Directions: Produce an exact transcription of the listing below, omitting the pictures.

Information provided:
start
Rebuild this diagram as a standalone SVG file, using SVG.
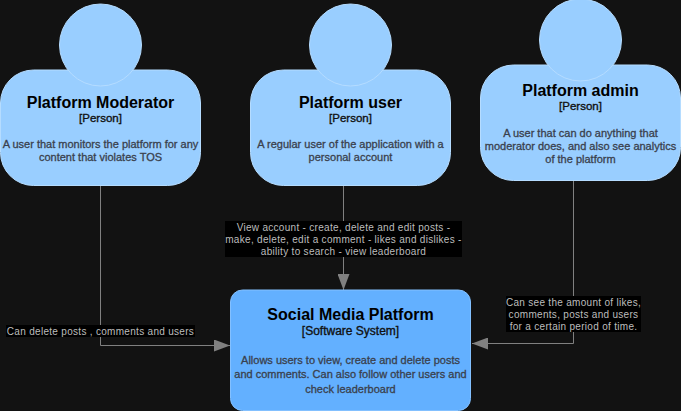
<svg xmlns="http://www.w3.org/2000/svg" width="681" height="411" viewBox="0 0 681 411">
<style>
text{font-family:"Liberation Sans",Arial,sans-serif;text-anchor:middle}
.person{fill:#99ceff;stroke:#b5dcff;stroke-width:1}
.system{fill:#63b0ff;stroke:#83c0ff;stroke-width:1}
.title{font-size:16px;font-weight:bold;fill:#000}
.tag{font-size:11.500px;fill:#111;stroke:#111;stroke-width:.35px}
.wide{font-size:12px}
.desc{font-size:11px;fill:#3a414d;stroke:#3a414d;stroke-width:.3px}
.edge{fill:none;stroke:#808080;stroke-width:1}
.lblbg{fill:#000}
.lbl{font-size:10px;fill:#bdbdbd;letter-spacing:.3px}
</style>
<defs>
<g id="p"><rect class="person" x="0.5" y="70" width="200" height="115.5" rx="33" ry="33"/><circle class="person" cx="100.5" cy="45" r="41"/></g>
<marker id="arr" markerUnits="userSpaceOnUse" markerWidth="17" markerHeight="12" refX="16" refY="6" orient="auto"><path d="M0 0L16 6L0 12Z" fill="#808080"/></marker>
</defs>
<rect width="681" height="411" fill="#121212"/>
<g id="connectors">
<path class="edge" marker-end="url(#arr)" d="M100.500 185.500V345.500H230"/>
<path class="edge" marker-end="url(#arr)" d="M343.500 185.500V290"/>
<path class="edge" marker-end="url(#arr)" d="M573.500 180.500V343.500H472"/>
</g>
<g id="edge-labels">
<rect class="lblbg" x="6" y="325" width="189" height="12"/>
<text class="lbl" x="100.500" y="334.500">Can delete posts , comments and users</text>
<rect class="lblbg" x="225" y="221" width="237" height="36"/>
<text class="lbl" x="343.500" y="230.500">View account - create, delete and edit posts -</text>
<text class="lbl" x="343.500" y="242.500">make, delete, edit a comment - likes and dislikes -</text>
<text class="lbl" x="343.500" y="254.500">ability to search - view leaderboard</text>
<rect class="lblbg" x="506" y="296" width="135" height="36"/>
<text class="lbl" x="573.500" y="305.500">Can see the amount of likes,</text>
<text class="lbl" x="573.500" y="317.500">comments, posts and users</text>
<text class="lbl" x="573.500" y="329.500">for a certain period of time.</text>
</g>
<g id="moderator">
<use href="#p"/>
<text class="title" x="100.500" y="108">Platform Moderator</text>
<text class="tag" x="100.500" y="122">[Person]</text>
<text class="desc" x="100.500" y="148">A user that monitors the platform for any</text>
<text class="desc" x="100.500" y="161">content that violates TOS</text>
</g>
<g id="user">
<use href="#p" x="250"/>
<text class="title" x="350.500" y="108">Platform user</text>
<text class="tag" x="350.500" y="122">[Person]</text>
<text class="desc" x="350.500" y="148">A regular user of the application with a</text>
<text class="desc" x="350.500" y="161">personal account</text>
</g>
<g id="admin">
<use href="#p" x="480" y="-5"/>
<text class="title" x="580.500" y="96">Platform admin</text>
<text class="tag" x="580.500" y="110">[Person]</text>
<text class="desc" x="580.500" y="137">A user that can do anything that</text>
<text class="desc" x="580.500" y="150">moderator does, and also see analytics</text>
<text class="desc" x="580.500" y="163">of the platform</text>
</g>
<g id="system">
<rect class="system" x="230.500" y="290" width="240" height="120.500" rx="12" ry="12"/>
<text class="title" x="350.500" y="320">Social Media Platform</text>
<text class="tag wide" x="350.500" y="335">[Software System]</text>
<text class="desc" x="350.500" y="364">Allows users to view, create and delete posts</text>
<text class="desc" x="350.500" y="378">and comments. Can also follow other users and</text>
<text class="desc" x="350.500" y="393">check leaderboard</text>
</g>
</svg>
end
Problem solution:
Rebuild this diagram as a standalone SVG file, using SVG.
<svg xmlns="http://www.w3.org/2000/svg" width="681" height="411" viewBox="0 0 681 411">
<style>
text{font-family:"Liberation Sans",Arial,sans-serif;text-anchor:middle}
.person{fill:#99ceff;stroke:#b5dcff;stroke-width:1}
.system{fill:#63b0ff;stroke:#83c0ff;stroke-width:1}
.title{font-size:16px;font-weight:bold;fill:#000}
.tag{font-size:11.500px;fill:#111;stroke:#111;stroke-width:.35px}
.wide{font-size:12px}
.desc{font-size:11px;fill:#3a414d;stroke:#3a414d;stroke-width:.3px}
.edge{fill:none;stroke:#808080;stroke-width:1}
.lblbg{fill:#000}
.lbl{font-size:10px;fill:#bdbdbd;letter-spacing:.3px}
</style>
<defs>
<g id="p"><rect class="person" x="0.5" y="70" width="200" height="115.5" rx="33" ry="33"/><circle class="person" cx="100.5" cy="45" r="41"/></g>
<marker id="arr" markerUnits="userSpaceOnUse" markerWidth="17" markerHeight="12" refX="16" refY="6" orient="auto"><path d="M0 0L16 6L0 12Z" fill="#808080"/></marker>
</defs>
<rect width="681" height="411" fill="#121212"/>
<g id="connectors">
<path class="edge" marker-end="url(#arr)" d="M100.500 185.500V345.500H230"/>
<path class="edge" marker-end="url(#arr)" d="M343.500 185.500V290"/>
<path class="edge" marker-end="url(#arr)" d="M573.500 180.500V343.500H472"/>
</g>
<g id="edge-labels">
<rect class="lblbg" x="6" y="325" width="189" height="12"/>
<text class="lbl" x="100.500" y="334.500">Can delete posts , comments and users</text>
<rect class="lblbg" x="225" y="221" width="237" height="36"/>
<text class="lbl" x="343.500" y="230.500">View account - create, delete and edit posts -</text>
<text class="lbl" x="343.500" y="242.500">make, delete, edit a comment - likes and dislikes -</text>
<text class="lbl" x="343.500" y="254.500">ability to search - view leaderboard</text>
<rect class="lblbg" x="506" y="296" width="135" height="36"/>
<text class="lbl" x="573.500" y="305.500">Can see the amount of likes,</text>
<text class="lbl" x="573.500" y="317.500">comments, posts and users</text>
<text class="lbl" x="573.500" y="329.500">for a certain period of time.</text>
</g>
<g id="moderator">
<use href="#p"/>
<text class="title" x="100.500" y="108">Platform Moderator</text>
<text class="tag" x="100.500" y="122">[Person]</text>
<text class="desc" x="100.500" y="148">A user that monitors the platform for any</text>
<text class="desc" x="100.500" y="161">content that violates TOS</text>
</g>
<g id="user">
<use href="#p" x="250"/>
<text class="title" x="350.500" y="108">Platform user</text>
<text class="tag" x="350.500" y="122">[Person]</text>
<text class="desc" x="350.500" y="148">A regular user of the application with a</text>
<text class="desc" x="350.500" y="161">personal account</text>
</g>
<g id="admin">
<use href="#p" x="480" y="-5"/>
<text class="title" x="580.500" y="96">Platform admin</text>
<text class="tag" x="580.500" y="110">[Person]</text>
<text class="desc" x="580.500" y="137">A user that can do anything that</text>
<text class="desc" x="580.500" y="150">moderator does, and also see analytics</text>
<text class="desc" x="580.500" y="163">of the platform</text>
</g>
<g id="system">
<rect class="system" x="230.500" y="290" width="240" height="120.500" rx="12" ry="12"/>
<text class="title" x="350.500" y="320">Social Media Platform</text>
<text class="tag wide" x="350.500" y="335">[Software System]</text>
<text class="desc" x="350.500" y="364">Allows users to view, create and delete posts</text>
<text class="desc" x="350.500" y="378">and comments. Can also follow other users and</text>
<text class="desc" x="350.500" y="393">check leaderboard</text>
</g>
</svg>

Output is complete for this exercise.